Il caso sottoposto all’esame della Cassazione ha visto come protagonisti i fratelli, la madre e la moglie di un soggetto, che era deceduto a seguito di un incidente verificatosi nel luogo di lavoro.
I congiunti del defunto, dunque, avevano agito in giudizio nei confronti della società datrice di lavoro, al fine di ottenere la condanna della stessa al risarcimento del danno non patrimoniale (art. 2059 c.c.) “per perdita del rapporto parentale sofferto in seguito al decesso del loro congiunto”.
La domanda era stata accolta sia in primo che in secondo grado, con la conseguenza che la società in questione aveva deciso di rivolgersi alla Corte di Cassazione, nella speranza di ottenere l’annullamento della sentenza sfavorevole.
Secondo la Corte d’appello, in particolare, in caso di morte di un stretto congiunto (come il genitore, il coniuge, il figlio o il fratello), il danno conseguente alla perdita subita deve essere “presunto”, “dovendosi ritenere che nella ordinarietà delle relazioni umane, i parenti stretti sono fra loro legati da vincoli di reciproco affetto e solidarietà in quanto facenti parte dello stesso nucleo familiare”.
La Corte di Cassazione, tuttavia, non riteneva di dover aderire alle considerazioni svolte dal giudice di secondo grado, accogliendo il ricorso proposto dalla datrice di lavoro, in quanto fondato.
Osservava la Cassazione, in primo luogo, che “il danno non patrimoniale da uccisione del congiunto” deve essere “allegato e provato da chi chiede il relativo risarcimento”.
Precisava la Cassazione, inoltre, che la liquidazione di tale danno deve essere effettuata “in base a valutazione equitativa che tenga conto dell'intensità del vincolo familiare, della situazione di convivenza e di ogni ulteriore utile circostanza, quali la consistenza più o meno ampia del nucleo familiare, le abitudini di vita, l'età della vittima e dei singoli superstiti e di ogni ulteriore circostanza allegata”.

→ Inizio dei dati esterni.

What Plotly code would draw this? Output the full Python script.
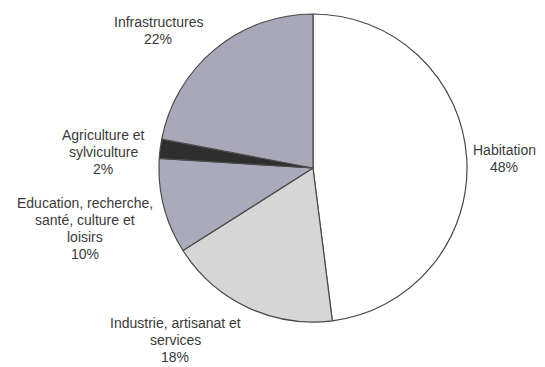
import plotly.graph_objects as go

categories = ["Habitation", "Industrie, artisanat et services",
              "Education, recherche, santé, culture et loisirs",
              "Agriculture et sylviculture", "Infrastructures"]
values = [48, 18, 10, 2, 22]
colors = ["#ffffff", "#d6d6d6", "#a9abbb", "#2e2e2e", "#a9a8b8"]

label_texts = ["Habitation<br>48%",
               "Industrie, artisanat et<br>services<br>18%",
               "Education, recherche,<br>santé, culture et<br>loisirs<br>10%",
               "Agriculture et<br>sylviculture<br>2%",
               "Infrastructures<br>22%"]
# label position in screen pixels: centre x, centre y of first line
label_px = [(504, 150), (175, 323), (84.5, 203), (103, 135), (158, 22)]
LINE_STEP = 17.0

OFF = 8  # page body margin
W, H = 545 - OFF, 367 - OFF
cx, cy, r = 313 - OFF, 168 - OFF, 154

fig = go.Figure(go.Pie(
    labels=categories, values=values, sort=False, direction="clockwise",
    rotation=0, marker=dict(colors=colors, line=dict(color="#4a4a4a", width=1.2)),
    textinfo="none", hoverinfo="label+percent", showlegend=False,
    domain=dict(x=[(cx - r) / W, (cx + r) / W], y=[(H - cy - r) / H, (H - cy + r) / H]),
))

for txt, (x, y0) in zip(label_texts, label_px):
    for i, line in enumerate(txt.split("<br>")):
        y = y0 + i * LINE_STEP
        fig.add_annotation(x=(x - OFF) / W, y=1 - (y - OFF) / H, xref="paper", yref="paper",
                           text=line, showarrow=False, xanchor="center", yanchor="middle",
                           align="center",
                           font=dict(family="Liberation Sans, Arial", size=14, color="#3a3a3a"))

fig.update_layout(width=W, height=H, margin=dict(l=0, r=0, t=0, b=0),
                  paper_bgcolor="white", plot_bgcolor="white")
fig.write_html("out.html")
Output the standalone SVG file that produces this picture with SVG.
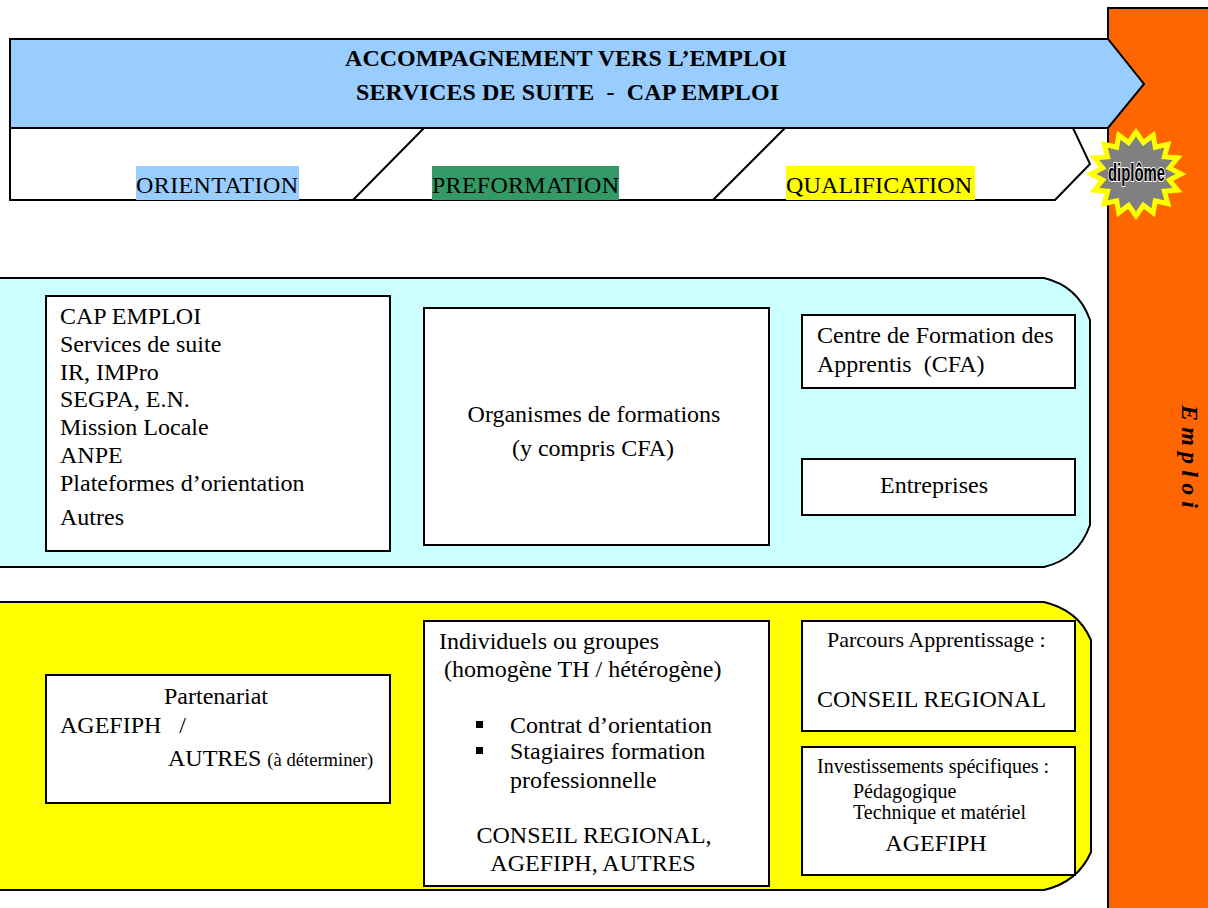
<svg xmlns="http://www.w3.org/2000/svg" width="1208" height="908" viewBox="0 0 1208 908">
<style>
text{font-family:"Liberation Serif","Times New Roman",serif;font-size:24px;fill:#000}
.b{fill:#fff;stroke:#000;stroke-width:2}
.l{fill:none;stroke:#000;stroke-width:2}
.m{text-anchor:middle}
.s{font-size:20px}
.t{font-weight:bold}
</style>
<rect width="1208" height="908" fill="#fff"/>
<g id="emploi-bar">
<rect x="1108" y="8" width="110" height="920" fill="#ff6600" stroke="#000" stroke-width="2"/>
<text transform="translate(1182 405) rotate(90)" font-weight="bold" font-style="italic" letter-spacing="6.2">Emploi</text>
</g>
<g id="accompagnement">
<polygon points="10,39 1108,39 1144,84 1108,128 10,128" fill="#99ccff" stroke="#000" stroke-width="2"/>
<text class="t m" x="566" y="66">ACCOMPAGNEMENT VERS L’EMPLOI</text>
<text class="t m" x="567.5" y="100" xml:space="preserve" textLength="423">SERVICES DE SUITE  -  CAP EMPLOI</text>
</g>
<g id="etapes">
<polygon points="10,128 1073,128 1090,164 1055,200 10,200" fill="#fff" stroke="#000" stroke-width="2"/>
<rect x="136" y="166" width="163" height="34" fill="#99ccff"/>
<rect x="432" y="166" width="187" height="34" fill="#339966"/>
<rect x="786" y="166" width="189" height="34" fill="#ffff00"/>
<text x="136" y="193" textLength="162">ORIENTATION</text>
<text x="432" y="193" textLength="187">PREFORMATION</text>
<text x="786" y="193" textLength="186">QUALIFICATION</text>
</g>
<g id="connectors">
<line class="l" x1="353" y1="200" x2="424" y2="128"/>
<line class="l" x1="713" y1="200" x2="785" y2="128"/>
</g>
<g id="diplome" transform="translate(1136 174)">
<polygon points="45,0 33.4,6 41.6,16.1 28.4,17.2 31.8,29.7 19.3,26.8 17.2,38.8 7.4,31.4 0,42 -7.4,31.4 -17.2,38.8 -19.3,26.8 -31.8,29.7 -28.4,17.2 -41.6,16.1 -33.4,6 -45,0 -33.4,-6 -41.6,-16.1 -28.4,-17.2 -31.8,-29.7 -19.3,-26.8 -17.2,-38.8 -7.4,-31.4 0,-42 7.4,-31.4 17.2,-38.8 19.3,-26.8 31.8,-29.7 28.4,-17.2 41.6,-16.1 33.4,-6" fill="#808080" stroke="#ffff00" stroke-width="5"/>
<text x="0.5" y="7" text-anchor="middle" textLength="57" lengthAdjust="spacingAndGlyphs" stroke="#fff" stroke-width="2" paint-order="stroke" font-weight="bold" style="font-family:'Liberation Sans',Arial,sans-serif;font-size:23px">diplôme</text>
</g>
<g id="panel-cyan">
<path d="M-5,278H1044Q1078,286 1090,320V525Q1078,559 1044,567H-5Z" fill="#ccffff" stroke="#000" stroke-width="2"/>
</g>
<g id="panel-jaune">
<path d="M-5,602H1044Q1078,610 1091,640V852Q1078,882 1044,890H-5Z" fill="#ffff00" stroke="#000" stroke-width="2"/>
</g>
<g id="prescripteurs">
<rect class="b" x="46" y="296" width="344" height="255"/>
<text x="60" y="324">CAP EMPLOI</text>
<text x="60" y="352">Services de suite</text>
<text x="60" y="380">IR, IMPro</text>
<text x="60" y="407">SEGPA, E.N.</text>
<text x="60" y="435">Mission Locale</text>
<text x="60" y="463">ANPE</text>
<text x="60" y="491">Plateformes d’orientation</text>
<text x="60" y="525">Autres</text>
</g>
<g id="organismes">
<rect class="b" x="424" y="308" width="345" height="237"/>
<text class="m" x="594" y="422">Organismes de formations</text>
<text class="m" x="593" y="456">(y compris CFA)</text>
</g>
<g id="cfa">
<rect class="b" x="802" y="315" width="273" height="73"/>
<text x="817" y="343">Centre de Formation des</text>
<text x="817" y="372" xml:space="preserve">Apprentis  (CFA)</text>
</g>
<g id="entreprises">
<rect class="b" x="802" y="459" width="273" height="56"/>
<text class="m" x="934" y="493">Entreprises</text>
</g>
<g id="partenariat">
<rect class="b" x="46" y="675" width="344" height="128"/>
<text x="164" y="704">Partenariat</text>
<text x="60" y="733" xml:space="preserve">AGEFIPH   /</text>
<text x="168" y="766">AUTRES <tspan style="font-size:18.6px">(à déterminer)</tspan></text>
</g>
<g id="individuels">
<rect class="b" x="424" y="621" width="345" height="265"/>
<text x="439" y="649">Individuels ou groupes</text>
<text x="444" y="677">(homogène TH / hétérogène)</text>
<rect x="476" y="721" width="7" height="7"/>
<rect x="476" y="747" width="7" height="7"/>
<text x="510" y="733">Contrat d’orientation</text>
<text x="510" y="759">Stagiaires formation</text>
<text x="510" y="788">professionnelle</text>
<text class="m" x="594" y="843">CONSEIL REGIONAL,</text>
<text class="m" x="593" y="871">AGEFIPH, AUTRES</text>
</g>
<g id="apprentissage">
<rect class="b" x="802" y="621" width="273" height="110"/>
<text x="827" y="647" style="font-size:22px">Parcours Apprentissage :</text>
<text x="817" y="707">CONSEIL REGIONAL</text>
</g>
<g id="investissements">
<rect class="b" x="802" y="747" width="273" height="128"/>
<text class="s" x="817" y="773">Investissements spécifiques :</text>
<text class="s" x="853" y="798">Pédagogique</text>
<text class="s" x="853" y="819">Technique et matériel</text>
<text class="m" x="936" y="851">AGEFIPH</text>
</g>
</svg>
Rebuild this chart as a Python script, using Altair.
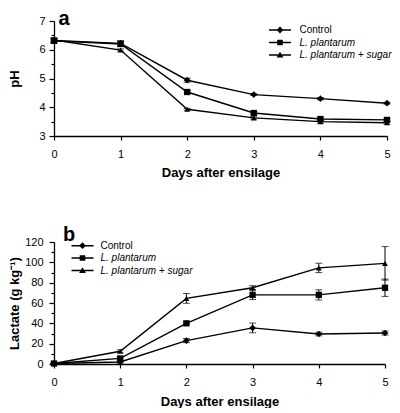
import altair as alt
import pandas as pd

# ---------------- data ----------------
days = [0, 1, 2, 3, 4, 5]
series_names = ["Control", "L. plantarum", "L. plantarum + sugar"]

ph_control = [6.32, 6.22, 4.94, 4.44, 4.30, 4.14]
ph_lp = [6.31, 6.20, 4.53, 3.80, 3.59, 3.56]
ph_sugar = [6.34, 5.99, 3.93, 3.63, 3.50, 3.46]
ph_control_err = [0.10, 0.10, 0.07, 0.03, 0.04, 0.03]
ph_lp_err = [0.06, 0.08, 0.04, 0.05, 0.04, 0.05]
ph_sugar_err = [0.05, 0.04, 0.03, 0.04, 0.05, 0.05]

lac_control = [0.5, 2.0, 23.0, 35.5, 29.5, 30.5]
lac_lp = [0.5, 5.5, 40.0, 68.0, 68.0, 75.0]
lac_sugar = [0.5, 12.5, 64.5, 75.0, 94.5, 99.0]
lac_control_err = [0.5, 1.0, 2.0, 4.8, 1.8, 2.0]
lac_lp_err = [0.5, 1.5, 1.2, 4.6, 5.0, 8.5]
lac_sugar_err = [0.5, 1.5, 4.8, 2.0, 4.6, 16.5]

ph_ticks = [3, 3.5, 4, 4.5, 5, 5.5, 6, 6.5, 7]
lac_ticks = [0, 10, 20, 30, 40, 50, 60, 70, 80, 90, 100, 110, 120]

FONT = "Liberation Sans"


def long_df(vals, errs):
    rows = []
    for s, v, e in zip(series_names, vals, errs):
        for d, vi, ei in zip(days, v, e):
            rows.append({"day": d, "series": s, "value": vi,
                         "lo": vi - ei, "hi": vi + ei})
    return pd.DataFrame(rows)


ph_df = long_df([ph_control, ph_lp, ph_sugar],
                [ph_control_err, ph_lp_err, ph_sugar_err])
lac_df = long_df([lac_control, lac_lp, lac_sugar],
                 [lac_control_err, lac_lp_err, lac_sugar_err])

# legend symbols: short line with marker (filled paths)
LINE = "M-2.75,-0.17H2.75V0.17H-2.75Z "
LEG_PATHS = {
    "Control": LINE + "M0,-0.85L0.85,0L0,0.85L-0.85,0Z",
    "L. plantarum": LINE + "M-0.7,-0.7H0.7V0.7H-0.7Z",
    "L. plantarum + sugar": LINE + "M0,-0.8L0.85,0.65H-0.85Z",
}


def panel(df, ytitle, ydom, yticks, major_test, fmt, width, height,
          letter, title_dx, title_offset, ext, tpad, lpad,
          xlabpad, xtitlepad, legx, legy_a, legy_b, lab_off, use_cond):
    if use_cond:
        tsize = {"condition": {"test": major_test, "value": 5}, "value": 3}
    else:
        tsize = 4
    yaxis = alt.Axis(values=yticks, format=fmt,
                     labelExpr=f"{major_test} ? datum.label : ''",
                     tickSize=tsize, labelPadding=lpad,
                     minExtent=ext, maxExtent=ext, titlePadding=tpad,
                     title=ytitle)
    xaxis = alt.Axis(values=days, format="d", tickSize=4,
                     labelPadding=xlabpad, titlePadding=xtitlepad,
                     labelFlush=False, title="Days after ensilage")
    xscale = alt.Scale(domain=[0, 5], nice=False, zero=False)
    yscale = alt.Scale(domain=ydom, nice=False, zero=False)

    def X():
        return alt.X("day:Q", scale=xscale, axis=xaxis, title="Days after ensilage")

    def Y(field):
        return alt.Y(f"{field}:Q", scale=yscale, axis=yaxis, title=ytitle)

    base = alt.Chart(df)
    lines = base.mark_line(color="black", strokeWidth=1.4).encode(
        x=X(), y=Y("value"), detail="series:N")
    rules = base.mark_rule(color="black", strokeWidth=1).encode(
        x=X(), y=Y("lo"), y2="hi:Q")
    cap_lo = base.mark_tick(orient="horizontal", color="black", size=7,
                            thickness=1).encode(x=X(), y=Y("lo"))
    cap_hi = base.mark_tick(orient="horizontal", color="black", size=7,
                            thickness=1).encode(x=X(), y=Y("hi"))
    points = base.mark_point(filled=True, color="black", opacity=1).encode(
        x=X(), y=Y("value"),
        shape=alt.Shape("series:N",
                        scale=alt.Scale(domain=series_names,
                                        range=["diamond", "square", "triangle-up"]),
                        legend=None),
        size=alt.Size("series:N",
                      scale=alt.Scale(domain=series_names, range=[45, 34, 45]),
                      legend=None),
    )
    ctrl = [series_names[0]]
    lps = series_names[1:]
    leg_a = alt.Chart(df[df.series.isin(ctrl)]).mark_point(
        filled=True, color="black", opacity=0, size=0, strokeWidth=0).encode(
        x=X(), y=Y("value"),
        shape=alt.Shape("series:N",
                        scale=alt.Scale(domain=ctrl, range=[LEG_PATHS[s] for s in ctrl]),
                        legend=alt.Legend(orient="none", legendX=legx, legendY=legy_a,
                                          title=None, labelOffset=lab_off,
                                          labelFontStyle="normal")))
    leg_b = alt.Chart(df[df.series.isin(lps)]).mark_point(
        filled=True, color="black", opacity=0, size=0, strokeWidth=0).encode(
        x=X(), y=Y("value"),
        shape=alt.Shape("series:N",
                        scale=alt.Scale(domain=lps, range=[LEG_PATHS[s] for s in lps]),
                        legend=alt.Legend(orient="none", legendX=legx, legendY=legy_b,
                                          title=None, labelOffset=lab_off,
                                          labelFontStyle="italic")))
    return alt.layer(lines, rules, cap_lo, cap_hi, points, leg_a, leg_b).resolve_scale(
        shape="independent", size="independent"
    ).properties(
        width=width, height=height,
        title=alt.TitleParams(letter, anchor="start", frame="group", dx=title_dx,
                              offset=title_offset, baseline="alphabetic",
                              font=FONT, fontSize=20, fontWeight="bold", color="black"),
    )


def build(use_cond):
    pa = panel(ph_df, "pH", [3, 7], ph_ticks, "datum.value % 1 == 0", ".0f",
               333, 115, "a", 4.5, -29.5, 24, 8.5, 4, 8, 7,
               221, 4, 16.5, 14.5, use_cond)
    pb = panel(lac_df, "Lactate  (g kg⁻¹)", [0, 120], lac_ticks,
               "datum.value % 20 == 0", "d",
               331, 122, "b", 9, -24.5, 30, 2.5, 6, 8, 8,
               23.5, -1.3, 11, 13, use_cond)
    ch = alt.vconcat(pa, pb, spacing=45).resolve_scale(
        x="independent", y="independent", shape="independent", size="independent"
    ).properties(
        padding={"left": 0, "top": 0, "right": 0, "bottom": 0}
    ).configure_view(stroke=None).configure_axis(
        grid=False, domainColor="black", domainWidth=1.3, tickColor="black",
        tickWidth=1.2, labelFont=FONT, labelFontSize=11, labelColor="black",
        titleFont=FONT, titleFontSize=13, titleFontWeight="bold", titleColor="black",
    ).configure_legend(
        labelFont=FONT, labelFontSize=10, labelColor="black", padding=0,
        rowPadding=2.5, symbolSize=64, symbolStrokeWidth=0, symbolOpacity=1,
        symbolFillColor="black",
    )
    return ch


try:
    chart = build(True)
    chart.to_dict()
except Exception:
    chart = build(False)

chart.save("out.html", embed_options={"renderer": "svg", "actions": False})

Ebbene, nel caso di specie, secondo la Cassazione, l’affermazione della Corte d’appello, secondo cui i congiunti del defunto non sarebbero stati onerati “di fornire la prova di relazioni di convivenza o di vicendevole affetto e frequentazione” non appariva in linea con i suindicati principi, dal momento che “la possibilità di provare per presunzioni non esonera chi lamenta un danno e ne chiede il risarcimento da darne concreta allegazione e prova”.
Alla luce di tali considerazioni, la Corte di Cassazione accoglieva il ricorso proposto dalla società datrice di lavoro, annullando la sentenza impugnata e rinviando la causa alla Corte d’appello di Bari, affinchè la medesima decidesse nuovamente sulla questione.